The computer program Statistical Lab (Statistiklabor) is an explorative and interactive toolbox for statistical analysis and visualization of data. It supports educational applications of statistics in business administration, economics, social sciences and humanities. The program is developed and constantly advanced by the Center for Digital Systems of the Free University of Berlin. Their website states that the source code is available to private users under the GPL. So if a commercial user wishes to obtain a copy, then they must do so indirectly, from a private user who already has a copy (any of their employees will do).

Simple or complex statistical problems can be simulated, edited and solved individually with the Statistical Lab. It can be extended by using external libraries. Via these libraries, it can also be adapted to individual and local demands like specific target groups. The versatile graphical diagrams allow demonstrative visualization of underlying data.

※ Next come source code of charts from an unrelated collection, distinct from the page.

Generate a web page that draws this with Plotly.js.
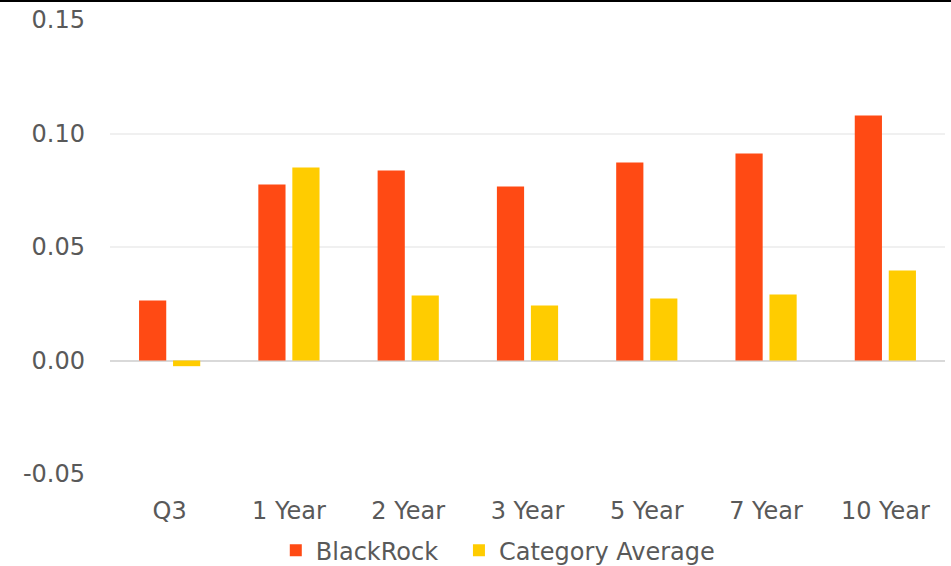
<!DOCTYPE html>
<html>
<head>
<meta charset="utf-8">
<script src="https://cdn.plot.ly/plotly-3.0.1.min.js"></script>
<style>
  html, body { margin: 0; padding: 0; background: #fff; }
  #wrap { position: relative; width: 951px; height: 566px; }
  #topRule { position: absolute; left: 0; top: 0; width: 951px; height: 2px; background: #000; z-index: 5; }
  #chart { width: 951px; height: 566px; }
</style>
</head>
<body>
<div id="wrap">
  <div id="topRule"></div>
  <div id="chart"></div>
</div>
<script>
// Return periods shown along the x axis
const periods = ["Q3", "1 Year", "2 Year", "3 Year", "5 Year", "7 Year", "10 Year"];

// Annualised returns per period
const blackrock = [0.0264, 0.0775, 0.0837, 0.0767, 0.0872, 0.0912, 0.1079];
const categoryAverage = [-0.0025, 0.0850, 0.0286, 0.0242, 0.0273, 0.0291, 0.0396];

const yTicks = [-0.05, 0, 0.05, 0.10, 0.15];
const yTickText = ["-0.05", "0.00", "0.05", "0.10", "0.15"];

const fontFamily = "'DejaVu Sans', Verdana, sans-serif";
const textGrey = "#595959";

const traces = [
  {
    type: "bar",
    name: "BlackRock",
    x: periods,
    y: blackrock,
    marker: { color: "#FF4A14" },
    legend: "legend",
    hoverinfo: "x+y"
  },
  {
    type: "bar",
    name: "Category Average",
    x: periods,
    y: categoryAverage,
    marker: { color: "#FFCC00" },
    legend: "legend2",
    hoverinfo: "x+y"
  }
];

// Shared styling for the two legend boxes along the bottom
function legendBox(xPos) {
  return {
    orientation: "h",
    xref: "container",
    yref: "container",
    x: xPos,
    xanchor: "left",
    y: 0.027,
    yanchor: "middle",
    font: { family: fontFamily, size: 24, color: textGrey },
    itemwidth: 30
  };
}

const layout = {
  width: 951,
  height: 566,
  margin: { l: 110, r: 6, t: 20, b: 92 },
  paper_bgcolor: "#fff",
  plot_bgcolor: "#fff",
  font: { family: fontFamily, size: 24, color: textGrey },
  barmode: "group",
  bargap: 0.43,
  bargroupgap: 0.2,
  showlegend: true,
  legend: legendBox(0.29),
  legend2: legendBox(0.4826),
  xaxis: {
    type: "category",
    showgrid: false,
    showline: false,
    ticks: "",
    tickfont: { family: fontFamily, size: 24, color: textGrey },
    ticklabelstandoff: 20
  },
  yaxis: {
    range: [-0.05, 0.15],
    tickvals: yTicks,
    ticktext: yTickText,
    showgrid: true,
    gridcolor: "#F0F0F0",
    gridwidth: 2,
    zeroline: true,
    zerolinecolor: "#D9D9D9",
    zerolinewidth: 2,
    showline: false,
    ticks: "",
    tickfont: { family: fontFamily, size: 24, color: textGrey },
    ticklabelstandoff: 24
  }
};

Plotly.newPlot("chart", traces, layout, { displayModeBar: false, staticPlot: true });
</script>
</body>
</html>
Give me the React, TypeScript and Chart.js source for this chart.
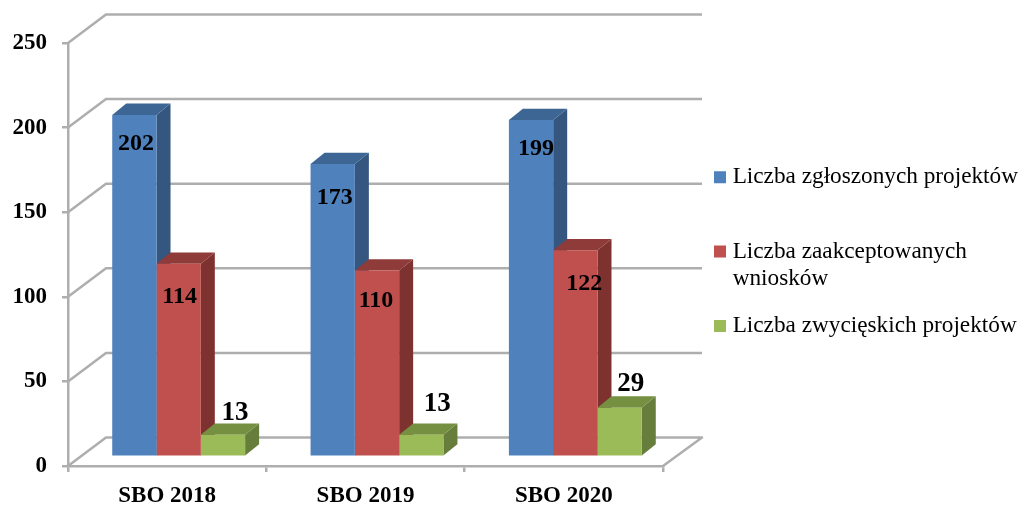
import React, { useEffect, useRef } from "react";
import { Chart, registerables } from "chart.js";

Chart.register(...registerables);

const categories = ["SBO 2018", "SBO 2019", "SBO 2020"];
const submitted = [202, 173, 199];
const accepted = [114, 110, 122];
const winners = [13, 13, 29];
const seriesNames = [
  "Liczba zgłoszonych projektów",
  "Liczba zaakceptowanych wniosków",
  "Liczba zwycięskich projektów",
];
const legendLines = [
  ["Liczba zgłoszonych projektów", ""],
  ["Liczba zaakceptowanych", "wniosków"],
  ["Liczba zwycięskich projektów", ""],
];

const FRONT = ["#4f81bd", "#c0504d", "#9bbb59"];
const SIDE = ["#34567f", "#7d3230", "#677d3b"];
const TOP = ["#3d6695", "#8f3b39", "#759040"];
const GRID = "#aeaeae";
const SERIF = "'Liberation Serif', serif";

// Projection of the pseudo-3D box
const BAR_SHIFT = { x: 11.5, y: -9.3 };
const BAR_DEPTH = { x: 14, y: -11.3 };
const WALL = { x: 38, y: -28.5 };

// Data label placement relative to the top centre of each bar's front face
const labelNudges = [
  [[1.6, 29], [2, 34], [5, 29]],
  [[1, 33], [-1, 30], [9, 34]],
  [[12, -22], [16, -31], [11, -24]],
];
const labelSizes = [24, 24, 27];

const frame3d = {
  id: "frame3d",
  beforeDatasetsDraw(chart: any) {
    const { ctx, chartArea: a, scales } = chart;
    const y = scales.y;
    ctx.save();
    ctx.strokeStyle = GRID;
    ctx.lineWidth = 2.5;
    ctx.lineJoin = "round";
    y.ticks.forEach((t: any) => {
      const py = y.getPixelForValue(t.value);
      ctx.beginPath();
      ctx.moveTo(a.left, py);
      ctx.lineTo(a.left + WALL.x, py + WALL.y);
      ctx.lineTo(a.right + WALL.x + 1, py + WALL.y);
      if (t.value === 0) ctx.lineTo(a.right, py);
      ctx.stroke();
    });
    // Bar sides and tops, series by series so later series overlap earlier ones
    chart.data.datasets.forEach((_: any, di: number) => {
      const meta = chart.getDatasetMeta(di);
      meta.data.forEach((bar: any) => {
        const p = bar.getProps(["x", "y", "base", "width"], true);
        const l = p.x - p.width / 2 + BAR_SHIFT.x;
        const r = p.x + p.width / 2 + BAR_SHIFT.x;
        const t = p.y + BAR_SHIFT.y;
        const b = p.base + BAR_SHIFT.y;
        ctx.fillStyle = SIDE[di];
        ctx.beginPath();
        ctx.moveTo(r, t);
        ctx.lineTo(r + BAR_DEPTH.x, t + BAR_DEPTH.y);
        ctx.lineTo(r + BAR_DEPTH.x, b + BAR_DEPTH.y);
        ctx.lineTo(r, b);
        ctx.closePath();
        ctx.fill();
        ctx.fillStyle = TOP[di];
        ctx.beginPath();
        ctx.moveTo(l, t);
        ctx.lineTo(l + BAR_DEPTH.x, t + BAR_DEPTH.y);
        ctx.lineTo(r + BAR_DEPTH.x, t + BAR_DEPTH.y);
        ctx.lineTo(r, t);
        ctx.closePath();
        ctx.fill();
      });
    });
    ctx.restore();
    ctx.save();
    ctx.translate(BAR_SHIFT.x, BAR_SHIFT.y);
  },
  afterDatasetsDraw(chart: any) {
    const { ctx } = chart;
    ctx.restore();
    ctx.save();
    ctx.fillStyle = "#000";
    ctx.textAlign = "center";
    ctx.textBaseline = "middle";
    chart.data.datasets.forEach((ds: any, di: number) => {
      ctx.font = `bold ${labelSizes[di]}px ${SERIF}`;
      chart.getDatasetMeta(di).data.forEach((bar: any, i: number) => {
        const [nx, ny] = labelNudges[di][i];
        ctx.fillText(String(ds.data[i]), bar.x + BAR_SHIFT.x + nx, bar.y + BAR_SHIFT.y + ny);
      });
    });
    ctx.restore();
  },
  afterLayout(chart: any) {
    const lg = chart.legend;
    const pad = lg.options.labels.padding;
    lg.left = 719 - pad;
    lg.top = 165.5 - pad;
    lg.right = 1023;
    lg.bottom = 505;
  },
};

export default function App() {
  const ref = useRef<HTMLCanvasElement>(null);
  useEffect(() => {
    const chart = new Chart(ref.current as HTMLCanvasElement, {
      type: "bar",
      data: {
        labels: categories,
        datasets: [submitted, accepted, winners].map((data, i) => ({
          label: seriesNames[i],
          data,
          backgroundColor: FRONT[i],
          borderWidth: 0,
          categoryPercentage: 0.67,
          barPercentage: 1,
          clip: false as any,
        })),
      },
      plugins: [frame3d],
      options: {
        animation: false,
        responsive: false,
        layout: { padding: { top: 43, right: 360, left: 0, bottom: 0 } },
        plugins: {
          tooltip: { enabled: false },
          legend: {
            position: "chartArea",
            align: "start",
            labels: {
              padding: 20.4,
              boxWidth: 2,
              boxHeight: 2,
              color: "#000",
              font: { family: SERIF, size: 23.25, lineHeight: 27 / 23.25 },
              generateLabels: () =>
                legendLines.map((text, i) => ({
                  text,
                  fillStyle: FRONT[i],
                  strokeStyle: FRONT[i],
                  lineWidth: 10,
                  datasetIndex: i,
                })),
            },
          },
        },
        scales: {
          x: {
            afterFit: (s: any) => {
              s.height = 39;
            },
            grid: { drawOnChartArea: false, color: GRID, lineWidth: 2.5, tickLength: 6 },
            border: { color: GRID, width: 2.5 },
            ticks: {
              color: "#000",
              padding: 10,
              maxRotation: 0,
              font: { family: SERIF, size: 23, weight: "bold" },
            },
          },
          y: {
            min: 0,
            max: 250,
            afterFit: (s: any) => {
              s.width = 68;
            },
            grid: { drawOnChartArea: false, color: GRID, lineWidth: 2.5, tickLength: 6 },
            border: { color: GRID, width: 2.5 },
            ticks: {
              stepSize: 50,
              color: "#000",
              padding: 15,
              font: { family: SERIF, size: 23, weight: "bold" },
            },
          },
        },
      },
    } as any);
    return () => chart.destroy();
  }, []);
  return (
    <canvas
      ref={ref}
      width={1023}
      height={505}
      style={{ position: "absolute", left: 0, top: 0, filter: "blur(0.7px)" }}
    />
  );
}
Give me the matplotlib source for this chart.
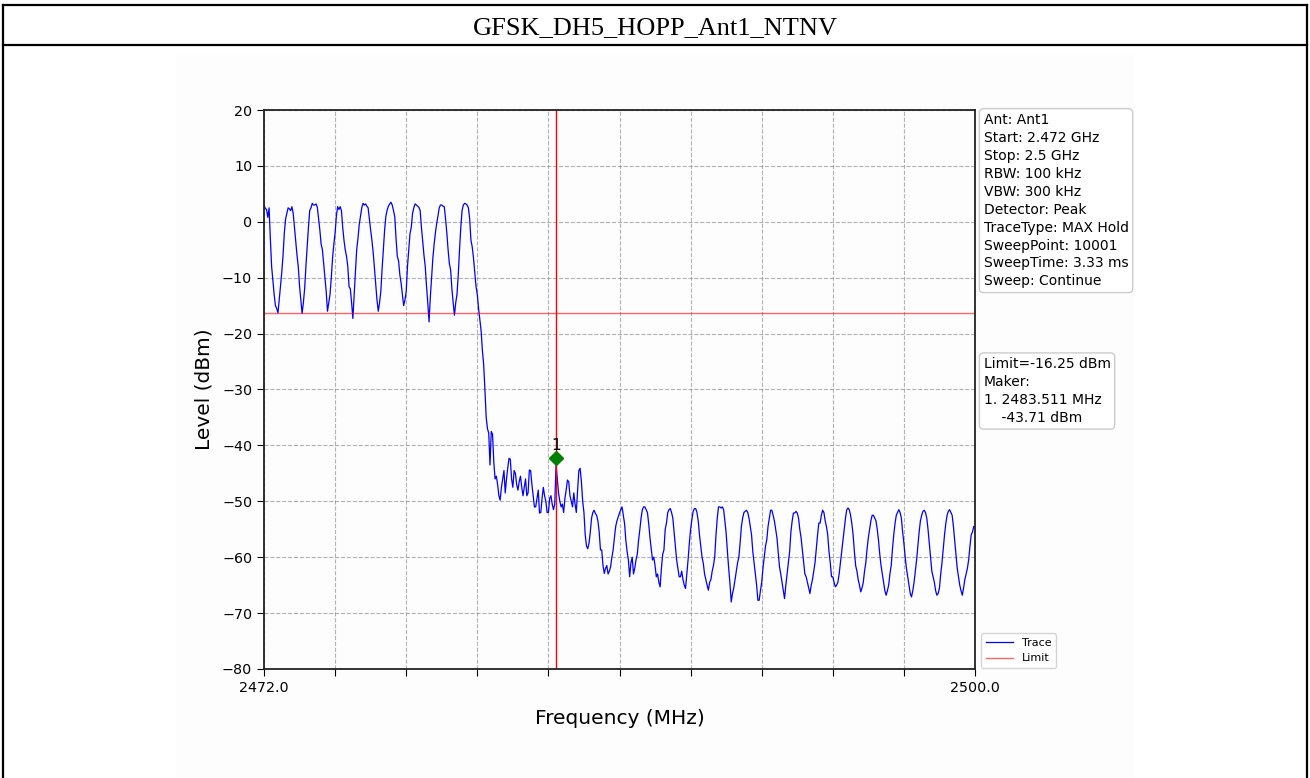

The Statistical Lab is the successor of Statistik interaktiv!. In contrast to the commercial SPSS the Statistical Lab is didactically driven. It is focused on providing facilities for users with little statistical experience. It combines data frames, contingency tables, random numbers, matrices in a user friendly virtual worksheet. This worksheet allows users to explore the possibilities of calculations, analysis, simulations and manipulation of data.

For mathematical calculations, the Statistical Lab uses the R package, which is a free implementation of the language S Plus (originally developed by Bell Laboratories).